At the time the Stephens Mitchell family lived “in a beautiful antebellum mansion” in the Pershing Point section of Atlanta. Smith remembers going to play on Saturdays in the oversized rooms of the home and to the movies on 10th Street with his cousin.
“We had great imaginations,” he said. “He was a normal kid, quiet. We had a lot of fun together.”
As they went to high school, “Joe was always light years away from the rest of us kids. … Joe had read Karl Marx. He’d go into these long dissertations on socialism. He was fascinating like that.”
“It was a very interesting family. They were really quaint in many ways,” he said.
Stephens Mitchell was among the most prominent Catholics in Atlanta at the time, Smith said, and devout in his faith. Joe never married and eventually lived in Buckhead with his father in the ranch home he left to the Atlanta Archdiocese.
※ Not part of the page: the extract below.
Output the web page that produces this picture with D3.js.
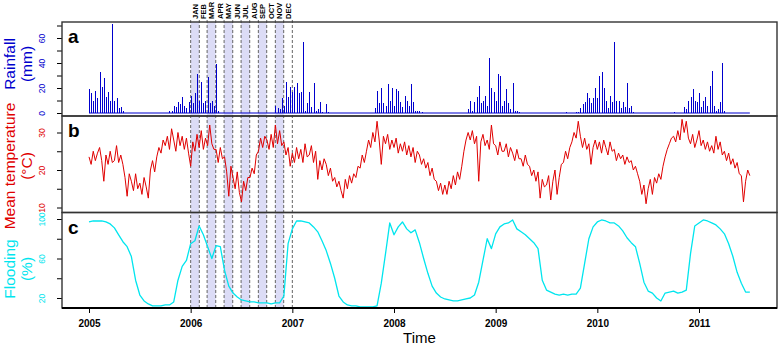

He loved classical music, traveled with caregivers, and always gave a Christmas party at his home where he was a quiet observer.
Smith, music director at the Cathedral parish, said the one story he was told as a boy about Margaret Mitchell was by his parents. One day his father took his mother to meet Margaret, at the apartment where she lived with her husband, John Marsh.
“Margaret had been sick with the flu. She had all these papers strewn all over the bed,” his parents said. Smith’s mother asked what the papers were. Margaret said, “Oh, it’s really nothing. It’s some of my recollections of the South and I’m only doing it because my husband wants me to.”
When Joe Mitchell talked about his aunt, “he talked about the Sunday lunches they would have at that old house on Peachtree Street. She was interested in history and they would talk about history,” Smith said.
Mark Wilkiemeyer, a retired physician who is a Stephen’s minister at the Cathedral, a ministry of support to parishioners, visited for eight years once a week with Joe Mitchell, bringing him Communion and talking about writers and poets with him.
Mitchell was very interested in literature and Wilkiemeyer brought readings from Thomas Merton and tapes of 18th, 19th and 20th century writers.
“Then we would have a discussion after we listened to the tapes,” he said.
He said Mitchell was “a very thoughtful man. He would be complex. There wasn’t anything superficial about him. He was very intense about his faith.”
When he was younger he had been to pilgrimage sites like Fatima, Lourdes and the Holy Land, as well as the South Pacific, Wilkiemeyer said. “He had been pretty much all over the world.”
He would also go to the Cathedral for Mass or, for a while, to the chapel at Saint Joseph’s Hospital.
“He was a very gentle man. He never said an unkind thing about another person,” Wilkiemeyer said.
They related well to each other because for one thing, the visitor was comfortable “with people who don’t have much to say. Sometimes silence is good.”
Smith said of his cousin, “I think Joe struggled a lot with interactions with people.”
“The church was the constant, predictable, embracing, reliable entity in his life. I think that’s it. That was his true rock of Gibraltar.”